Ada satu cerita yang
dikisahkan oleh Sartre dari seorang mahasiswanya. Mahasiswa ini bapak-ibunya
bercerai, kakaknya di bunuh oleh tentara Jerman saat Prancis dijajah. Di situ
ada dilema pada mahasiswa, apakah dia ikut berperang membalaskan dendam
kakaknya, atau dia tinggal bersama ibunya yang membutuhkan bantuannya.
Mahasiswa ini tidak
bisa menemukan nilai dari luar yang bisa memberikan jawaban padanya. Jika
menggunakan nilai Katolik, kata dia, ajaran moralnya: jika kamu ditampar orang
di pipi kiri maka berikanlah pipi kanan. Ini tentu moralitas yang dianggap
konyol.
Tetapi jika dia ingin
berperang mau membunuh penjajah, ajaran moral Kantian bilang jangan menjadikan
manusia sebagai tujuan. Membunuh untuk balasa dendam, adalah menjadikan manusia
sebagai tujuan. Ini tidak bermoral.

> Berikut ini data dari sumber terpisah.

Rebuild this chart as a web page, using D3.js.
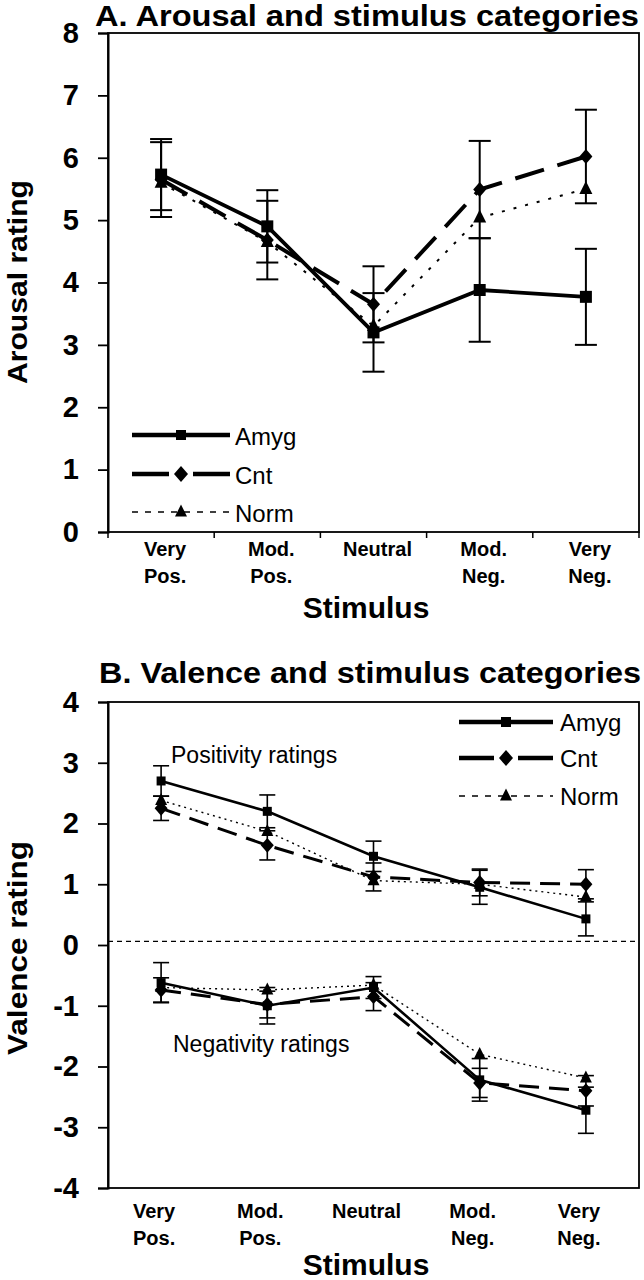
<!DOCTYPE html>
<html><head><meta charset="utf-8">
<script src="https://cdn.jsdelivr.net/npm/d3@7"></script>
<style>html,body{margin:0;padding:0;background:#fff}svg{display:block}text{font-family:"Liberation Sans",Arial,sans-serif;fill:#000}</style>
</head><body><div id="chart"></div>
<script>
// ---------- data ----------
const categories = ["Very Pos.", "Mod. Pos.", "Neutral", "Mod. Neg.", "Very Neg."];
const categoryLine1 = ["Very", "Mod.", "Neutral", "Mod.", "Very"];
const categoryLine2 = ["Pos.", "Pos.", "", "Neg.", "Neg."];
const seriesNames = ["Amyg", "Cnt", "Norm"];

const arousalTicks = [0, 1, 2, 3, 4, 5, 6, 7, 8];
const arousalAmyg = [5.73, 4.90, 3.20, 3.88, 3.77];
const arousalAmygErr = [0.57, 0.58, 0.63, 0.83, 0.77];
const arousalCnt = [5.65, 4.68, 3.65, 5.49, 6.02];
const arousalCntErr = [0.60, 0.63, 0.61, 0.78, 0.75];
const arousalNorm = [5.60, 4.65, 3.30, 5.04, 5.50];

const valenceTicks = [-4, -3, -2, -1, 0, 1, 2, 3, 4];
const valencePosAmyg = [2.70, 2.20, 1.46, 0.95, 0.43];
const valencePosAmygErr = [0.25, 0.27, 0.25, 0.28, 0.28];
const valencePosCnt = [2.25, 1.64, 1.12, 1.03, 1.00];
const valencePosCntErr = [0.20, 0.24, 0.23, 0.22, 0.24];
const valencePosNorm = [2.38, 1.87, 1.06, 1.00, 0.79];
const valenceNegAmyg = [-0.62, -1.00, -0.70, -2.22, -2.72];
const valenceNegAmygErr = [0.33, 0.30, 0.18, 0.35, 0.38];
const valenceNegCnt = [-0.74, -0.98, -0.85, -2.27, -2.40];
const valenceNegCntErr = [0.20, 0.22, 0.23, 0.24, 0.25];
const valenceNegNorm = [-0.70, -0.74, -0.66, -1.80, -2.19];
const valenceDivider = 0.06;

// ---------- drawing ----------
const svg = d3.select("#chart").append("svg").attr("width", 644).attr("height", 1280);

const squareSym = { draw(ctx, s) { const h = Math.sqrt(s) / 2; ctx.rect(-h, -h, 2 * h, 2 * h); } };
const diamondSym = { draw(ctx, s) { const w = Math.sqrt(s) / 2, h = w * 1.15; ctx.moveTo(0, -h); ctx.lineTo(w, 0); ctx.lineTo(0, h); ctx.lineTo(-w, 0); ctx.closePath(); } };
const triSym = { draw(ctx, s) { const w = Math.sqrt(s) / 2, h = w * 2; ctx.moveTo(0, -h * 0.62); ctx.lineTo(w, h * 0.38); ctx.lineTo(-w, h * 0.38); ctx.closePath(); } };
const symTypes = { Amyg: squareSym, Cnt: diamondSym, Norm: triSym };

function panel(cfg) {
  const g = svg.append("g");
  const x = d3.scaleBand().domain(categories).range([cfg.left, cfg.right]);
  const y = d3.scaleLinear().domain(cfg.yDomain).range([cfg.bottom, cfg.top]);
  const cx = c => x(c) + x.bandwidth() / 2;

  // frame
  g.append("rect").attr("x", cfg.left).attr("y", cfg.top)
    .attr("width", cfg.right - cfg.left).attr("height", cfg.bottom - cfg.top)
    .attr("fill", "none").attr("stroke", "#000").attr("stroke-width", 1.8);

  // y axis
  const ya = g.append("g").attr("transform", `translate(${cfg.left},0)`)
    .call(d3.axisLeft(y).tickValues(cfg.yTicks).tickSize(10).tickPadding(19).tickFormat(d => String(d)));
  ya.select(".domain").attr("stroke-width", 2);
  ya.selectAll(".tick line").attr("stroke-width", 1.8);
  ya.selectAll(".tick text").attr("font-size", 29).attr("font-weight", "bold")
    .attr("font-family", "'Liberation Sans',Arial,sans-serif").attr("fill", "#000");

  // x axis
  const xa = g.append("g").attr("transform", `translate(0,${cfg.bottom})`)
    .call(d3.axisBottom(x).tickSize(0).tickFormat(""));
  xa.select(".domain").remove();
  if (cfg.xTicks) {
    const bounds = categories.map(c => x(c)).concat([x.range()[1]]);
    g.selectAll(".btick").data(bounds).join("line")
      .attr("x1", d => d).attr("x2", d => d).attr("y1", cfg.bottom).attr("y2", cfg.bottom + 6)
      .attr("stroke", "#000").attr("stroke-width", 1.5);
  }
  const lab = g.selectAll(".xlab").data(categories).join("text")
    .attr("text-anchor", "middle").attr("font-size", 20).attr("font-weight", "bold");
  lab.append("tspan").attr("x", d => cx(d) + cfg.labelDx).attr("y", cfg.bottom + cfg.label1)
    .text((d, i) => categoryLine1[i]);
  lab.append("tspan").attr("x", d => cx(d) + cfg.labelDx).attr("y", cfg.bottom + cfg.label2)
    .text((d, i) => categoryLine2[i]);

  g.append("text").attr("x", 366).attr("y", cfg.stimY).attr("text-anchor", "middle")
    .attr("font-size", 30).attr("font-weight", "bold").text("Stimulus");

  g.append("text").attr("transform", `translate(27,${cfg.yTitleY}) rotate(-90)`)
    .attr("text-anchor", "middle").attr("font-size", 28).attr("font-weight", "bold")
    .attr("textLength", cfg.yTitleLen).attr("lengthAdjust", "spacingAndGlyphs").text(cfg.yTitle);

  g.append("text").attr("x", cfg.titleX).attr("y", cfg.titleY).attr("font-size", 30)
    .attr("font-weight", "bold").attr("textLength", cfg.titleLen)
    .attr("lengthAdjust", "spacingAndGlyphs").text(cfg.title);

  if (cfg.divider !== undefined) {
    g.append("line").attr("x1", cfg.left).attr("x2", cfg.right)
      .attr("y1", y(cfg.divider)).attr("y2", y(cfg.divider))
      .attr("stroke", "#000").attr("stroke-width", 1.4).attr("stroke-dasharray", "5,4");
  }

  const st = cfg.styles;
  cfg.groups.forEach(grp => {
    // error bars
    grp.forEach(s => {
      if (!s.err) return;
      const eb = g.append("g");
      categories.forEach((c, i) => {
        const v = s.values[i], e = s.err[i], xc = cx(c);
        eb.append("line").attr("x1", xc).attr("x2", xc).attr("y1", y(v + e)).attr("y2", y(v - e))
          .attr("stroke", "#000").attr("stroke-width", st.errW);
        [v + e, v - e].forEach(t => eb.append("line")
          .attr("x1", xc - st.cap).attr("x2", xc + st.cap).attr("y1", y(t)).attr("y2", y(t))
          .attr("stroke", "#000").attr("stroke-width", st.errW));
      });
    });
    // lines (Norm first, Amyg last)
    grp.slice().reverse().forEach(s => {
      const ss = st[s.name];
      const line = d3.line().x((d, i) => cx(categories[i])).y(d => y(d));
      g.append("path").datum(s.values).attr("d", line).attr("fill", "none")
        .attr("stroke", "#000").attr("stroke-width", ss.w)
        .attr("stroke-dasharray", ss.dash || null);
    });
    grp.slice().reverse().forEach(s => {
      const ss = st[s.name];
      g.selectAll(null).data(s.values).join("path")
        .attr("transform", (d, i) => `translate(${cx(categories[i])},${y(d)})`)
        .attr("d", d3.symbol().type(symTypes[s.name]).size(ss.m * ss.m))
        .attr("fill", "#000");
    });
  });

  // legend
  const L = cfg.legend;
  seriesNames.forEach((n, k) => {
    const yy = L.y[k], ls = L.styles[n];
    const mid = (L.x1 + L.x2) / 2;
    let dash = ls.dash || null;
    if (ls.gap) dash = `${mid - L.x1 - ls.gap},${2 * ls.gap},${L.x2 - mid - ls.gap}`;
    g.append("line").attr("x1", L.x1).attr("x2", L.x2).attr("y1", yy).attr("y2", yy)
      .attr("stroke", "#000").attr("stroke-width", ls.w).attr("stroke-dasharray", dash);
    g.append("path").attr("transform", `translate(${mid},${yy})`)
      .attr("d", d3.symbol().type(symTypes[n]).size(ls.m * ls.m)).attr("fill", "#000");
    g.append("text").attr("x", L.tx).attr("y", yy + L.dy).attr("font-size", 24).text(n);
  });
}

panel({
  left: 108, right: 639, top: 33, bottom: 532,
  yDomain: [0, 8], yTicks: arousalTicks,
  xTicks: true, labelDx: 4, label1: 24, label2: 51, stimY: 618,
  yTitle: "Arousal rating", yTitleY: 282, yTitleLen: 204,
  title: "A. Arousal and stimulus categories", titleX: 95, titleY: 26, titleLen: 544,
  groups: [[
    { name: "Amyg", values: arousalAmyg, err: arousalAmygErr },
    { name: "Cnt", values: arousalCnt, err: arousalCntErr },
    { name: "Norm", values: arousalNorm }
  ]],
  styles: {
    errW: 2, cap: 11,
    Amyg: { w: 3.8, m: 12 },
    Cnt: { w: 4, dash: "30,14", m: 13 },
    Norm: { w: 2, dash: "3,9", m: 13 }
  },
  legend: {
    x1: 132, x2: 230, tx: 235, dy: 10, y: [435, 474, 512],
    styles: {
      Amyg: { w: 4.5, m: 10 },
      Cnt: { w: 4.5, gap: 12, m: 14 },
      Norm: { w: 1.5, dash: "6,7", m: 12 }
    }
  }
});

panel({
  left: 108, right: 639, top: 702, bottom: 1188,
  yDomain: [-4, 4], yTicks: valenceTicks,
  xTicks: false, labelDx: -7, label1: 30, label2: 57, stimY: 1275,
  yTitle: "Valence rating", yTitleY: 948, yTitleLen: 214,
  title: "B. Valence and stimulus categories", titleX: 99, titleY: 683, titleLen: 542,
  divider: valenceDivider,
  groups: [[
    { name: "Amyg", values: valencePosAmyg, err: valencePosAmygErr },
    { name: "Cnt", values: valencePosCnt, err: valencePosCntErr },
    { name: "Norm", values: valencePosNorm }
  ], [
    { name: "Amyg", values: valenceNegAmyg, err: valenceNegAmygErr },
    { name: "Cnt", values: valenceNegCnt, err: valenceNegCntErr },
    { name: "Norm", values: valenceNegNorm }
  ]],
  styles: {
    errW: 1.6, cap: 8,
    Amyg: { w: 2.6, m: 9 },
    Cnt: { w: 3, dash: "20,10", m: 13 },
    Norm: { w: 1.4, dash: "2,4", m: 12 }
  },
  legend: {
    x1: 459, x2: 553, tx: 560, dy: 9, y: [722, 758, 796],
    styles: {
      Amyg: { w: 4.5, m: 10 },
      Cnt: { w: 4.5, gap: 12, m: 14 },
      Norm: { w: 1.5, dash: "6,7", m: 12 }
    }
  }
});

svg.append("text").attr("x", 171).attr("y", 763).attr("font-size", 23).text("Positivity ratings");
svg.append("text").attr("x", 173).attr("y", 1052).attr("font-size", 23).text("Negativity ratings");
</script></body></html>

Jadi secara moral dia bingung, maka tak ada
lain kata Sartre, dia harus menemukan sendiri nilai moralnya.
Jadi kesimpulan ateisme Sartre adalah bahwa nilai moral tidak lagi bersumber dari Tuhan dan kitab suci, melainkan dari manusia itu sendiri setelah sekian lama mempelajari dan mengonsepsi tentang hidupnya sendiri. Karena itu, tidak lagi diperlukan Tuhan, bahkan sekalipun Tuhan itu ada, tidak akan mengubah sudut pandang eksistensialisme ini, bahwa secara ekeistensial manusia itu bebas dan membentuk sendiri semua nilai-nilai moral hidupnya.